Presta-se assistência jurídica aos jogadores de forma a que garantam os seus direitos fundamentais face aos clubes. Mensalmente verificamos os pagamentos de salários e os descontos para a Segurança Social. Caso algum clube não cumpra com as suas obrigações no prazo de 60 dias, procedemos imediatamente ao pedido de sanções ao Ministério do Desporto, procurando que o clube não possa competir até que cumpra com aquilo que lhe é devido. Temos acordos comerciais com várias empresas que oferecem produtos desportivos aos jogadores. Temos também um acordo com a associação de treinadores argentinos que facilite o acesso de jogadores aos cursos de técnico de futebol com descontos. Hoje em dia, temos 70 jogadores perto do final do seu primeiro ano. Temos uma equipa de jogadores sem contrato que opera nas cidades de Cali e em Medelín. Estas são as cidades da Colômbia em que se encontra o maior número de futebolistas profissionais.

Quais são os principais problemas que afetam os jogadores na Colômbia?
Considero que existe muito medo de exigir os direitos, com medo de represálias, bem como acordos para não serem contratados.

O problema do narcotráfico chega ao futebol colombiano?
Nos anos 80, o narcotráfico apoderou-se da maioria dos clubes colombianos. Esta situação tem vindo a melhorar. Graças a uma lei de 2011, em cuja construção participámos, criou-se a possibilidade para que os clubes se convertessem em sociedades anónimas, com exigências de manutenção de capital líquido, assim como o cumprimento e obrigações fiscais e laborais e outras medidas de controlo sobre os clubes. Hoje em dia, os clubes são considerados verdadeiras empresas desportivas com transparência e controlo sobre as suas atividades.

Os salários em atraso são um problema no futebol colombiano?
Até à entrada da lei que mencionei há pouco, eram um problema. Desde então, os salários são cumpridos e hoje em dia apenas um clube, de entre 36, está em dívida para com as suas obrigações para com os futebolistas. Esta situação fez crescer e fortalecer o nosso sindicato.

Têm alguma ação dedicada a jogadores desempregados?
Além de dar a oportunidade de manutenção da condição física aos jogadores sem contrato enquanto não assinam, não possuímos ações específicas para futebolistas desempregados.

Como acompanha o trabalho da FIFPro e da FIFPro Divisão América?
A Acolfutpro faz parte do comité executivo da Divisão América e apoiamos assim todos os sindicatos da América. Também fazemos parte dos comités de regulação, financeiro e de futebol feminino da FIFPro. Assim como Joaquim Evangelista, sou árbitro da Câmara de Resolução de Disputas da FIFA, onde defendemos os direitos dos futebolistas.

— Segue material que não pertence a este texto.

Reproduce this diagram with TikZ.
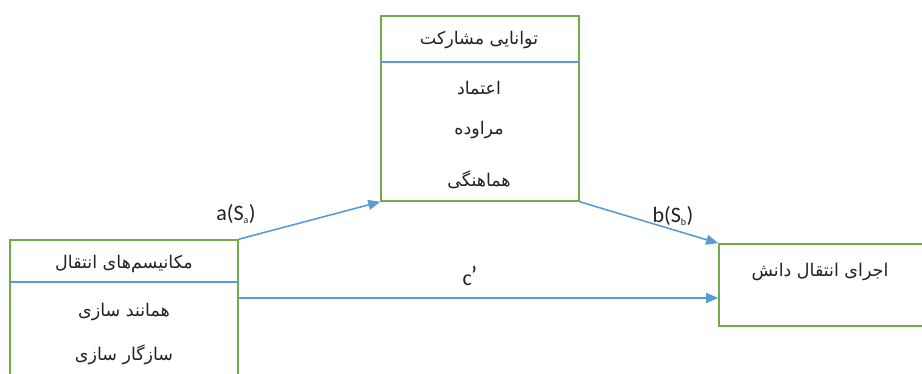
\documentclass[tikz,border=0pt]{standalone}
\usepackage{fontspec}
\setmainfont{Carlito}
\newfontfamily\arabicfont[Script=Arabic]{DejaVu Sans}
\TeXXeTstate=1
\usetikzlibrary{arrows.meta}
\definecolor{boxgreen}{HTML}{70AD47}
\definecolor{lineblue}{HTML}{5B9BD5}
\definecolor{txt}{HTML}{222222}
\tikzset{
  box/.style={draw=boxgreen, line width=1.6pt, fill=white, inner sep=0pt},
  divider/.style={draw=lineblue, line width=1.6pt},
  conn/.style={draw=lineblue, line width=1.6pt, -{Triangle[length=12pt,width=10pt]}},
  fa/.style={text=txt, font=\arabicfont\fontsize{17.5}{20}\selectfont, inner sep=0pt},
  lbl/.style={text=txt, font=\fontsize{22}{24}\selectfont, inner sep=0pt}
}
\begin{document}
\begin{tikzpicture}[x=1pt,y=-1pt]
\useasboundingbox (0,0) rectangle (922,374);
\clip (0,0) rectangle (922,374);
% boxes
\node[box, minimum width=198pt, minimum height=185pt] (top) at (480,108.5) {};
\node[box, minimum width=228pt, minimum height=160pt] (left) at (124,320) {};
\node[box, minimum width=221pt, minimum height=82pt] (right) at (829.5,285) {};
% dividers
\coordinate (td) at (0,62);
\coordinate (ld) at (0,282);
\draw[divider] (top.west |- td) -- (top.east |- td);
\draw[divider] (left.west |- ld) -- (left.east |- ld);
% texts
\node[fa] (t0) at (479,40) {\beginR توانایی مشارکت\endR};
\node[fa] (t1) at (479,88) {\beginR اعتماد\endR};
\node[fa] (t2) at (479,130) {\beginR مراوده\endR};
\node[fa] (t3) at (479,180) {\beginR هماهنگی\endR};
\node[fa] (l0) at (124,264) {\beginR مکانیسم‌های انتقال\endR};
\node[fa] (l1) at (124,312) {\beginR همانند سازی\endR};
\node[fa] (l2) at (124,355) {\beginR سازگار سازی\endR};
\node[fa] (r0) at (820,272) {\beginR اجرای انتقال دانش\endR};
% connectors
\coordinate (cy) at (0,298);
\draw[conn] (left.north east) -- (top.south west);
\draw[conn] (top.south east) -- (right.north west);
\draw[conn] (left.east |- cy) -- (right.west |- cy);
% labels
\node[lbl] (la) at (236,214) {a(S\textsubscript{\fontsize{10}{11}\selectfont a})};
\node[lbl] (lb) at (673,216) {b(S\textsubscript{\fontsize{10}{11}\selectfont b})};
\node[lbl] (lc) at (470,276) {c\kern-1pt\raisebox{1pt}{\fontsize{26}{28}\selectfont ’}};
\end{tikzpicture}
\end{document}
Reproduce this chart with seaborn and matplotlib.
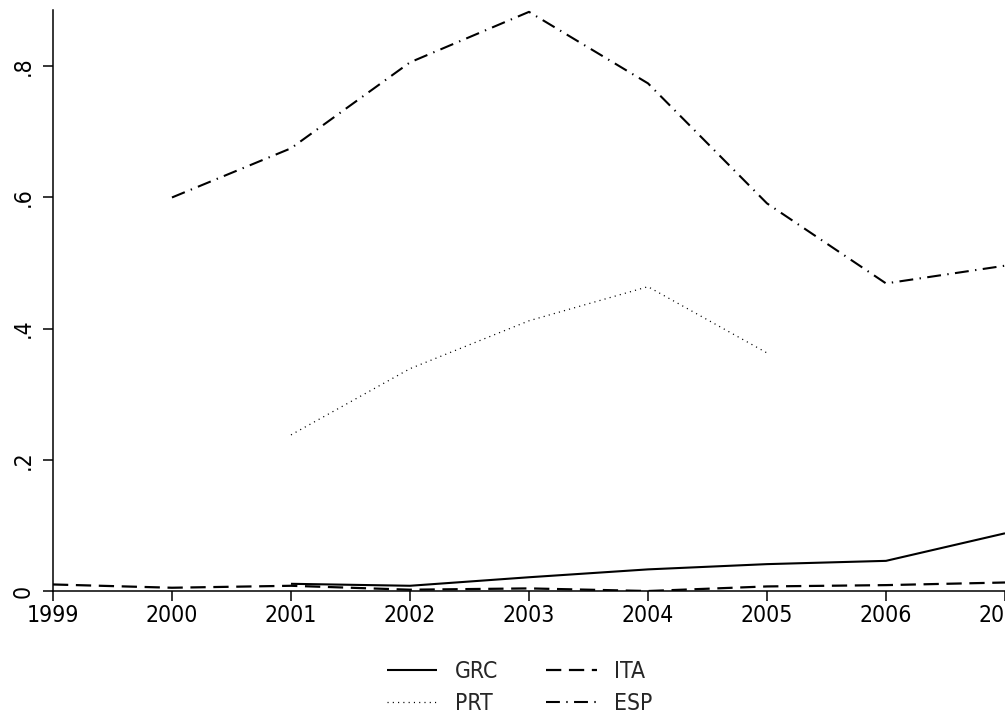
import matplotlib
matplotlib.use("Agg")
import matplotlib.pyplot as plt
import seaborn as sns
import pandas as pd

# Series by country (share, by year)
years_grc = [2001, 2002, 2003, 2004, 2005, 2006, 2007]
grc = [0.011, 0.008, 0.021, 0.033, 0.041, 0.046, 0.088]

years_ita = [1999, 2000, 2001, 2002, 2003, 2004, 2005, 2006, 2007]
ita = [0.010, 0.005, 0.008, 0.002, 0.004, 0.000, 0.007, 0.009, 0.013]

years_prt = [2001, 2002, 2003, 2004, 2005]
prt = [0.238, 0.339, 0.412, 0.464, 0.363]

years_esp = [2000, 2001, 2002, 2003, 2004, 2005, 2006, 2007]
esp = [0.600, 0.675, 0.806, 0.883, 0.774, 0.591, 0.469, 0.496]

x_ticks = list(range(1999, 2008))
y_ticks = [0, 0.2, 0.4, 0.6, 0.8]
y_tick_labels = ["0", ".2", ".4", ".6", ".8"]

sns.set_theme(style="white")
plt.rcParams["font.family"] = ["DejaVu Sans"]
plt.rcParams["font.stretch"] = "condensed"
plt.rcParams["lines.scale_dashes"] = False

fig = plt.figure(figsize=(10.05, 7.17), dpi=100)
ax = fig.add_axes([0.0527, 0.1757, 0.9473, 0.8105])

series = [
    ("GRC", years_grc, grc, dict(lw=1.5), None),
    ("ITA", years_ita, ita, dict(lw=1.6), (11, 5.5)),
    ("PRT", years_prt, prt, dict(lw=0.9), (0.8, 3.0)),
    ("ESP", years_esp, esp, dict(lw=1.5), (10, 4.6, 1, 4.6)),
]

handles = {}
for name, xs, ys, kw, dash in series:
    df = pd.DataFrame({"year": xs, "value": ys})
    sns.lineplot(data=df, x="year", y="value", color="black", ax=ax,
                 label=name, legend=False, **kw)
    line = ax.lines[-1]
    if dash is not None:
        line.set_dashes(dash)
    line.set_solid_capstyle("butt")
    line.set_dash_capstyle("butt")
    handles[name] = line

ax.set_xlim(1999, 2007)
ax.set_ylim(0, 0.886)
ax.set_xticks(x_ticks)
ax.set_xticklabels([str(y) for y in x_ticks], fontsize=16.5)
ax.set_yticks(y_ticks)
ax.set_yticklabels(y_tick_labels, fontsize=16.5, rotation=90, va="center")
ax.set_xlabel("")
ax.set_ylabel("")

for side in ["top", "right"]:
    ax.spines[side].set_visible(False)
for side in ["left", "bottom"]:
    ax.spines[side].set_color("black")
    ax.spines[side].set_linewidth(1.1)
ax.tick_params(axis="both", which="major", direction="out", length=7,
               width=1.1, color="black", labelcolor="black", bottom=True, left=True)
ax.tick_params(axis="x", pad=2)
ax.tick_params(axis="y", pad=6)

order = ["GRC", "PRT", "ITA", "ESP"]
fig.legend([handles[n] for n in order], order, ncol=2, loc="center",
           bbox_to_anchor=(0.517, 0.041), frameon=False, fontsize=16.5,
           handlelength=2.2, handletextpad=0.75, columnspacing=2.1,
           labelspacing=0.42, borderpad=0.2)

fig.savefig("out.png", dpi=100, facecolor="white")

Qual é a sua opinião sobre o trabalho do SJPF?
Considero que o SJPF, assim como nós, luta convictamente pelos direitos dos futebolistas. Sabemos, pelo que dizem os colombianos que jogam em clubes portugueses, que existem problemas e atrasos nos salários, acrescido à situação económica crítica que o país atravessa e que afeta o futebol.

Quer deixar uma mensagem aos jogadores colombianos que jogam em Portugal?
Peço aos jogadores colombianos que apoiem e trabalhem com o SJPF. Esta é a única maneira de defender coletivamente os direitos de todos os futebolistas. Essas experiências poderão ser replicadas na Colômbia ou em qualquer país onde trabalhem. Qualquer que seja o lugar onde joguem, unam-se ao sindicato para que possam exercer a vossa profissão de uma forma digna.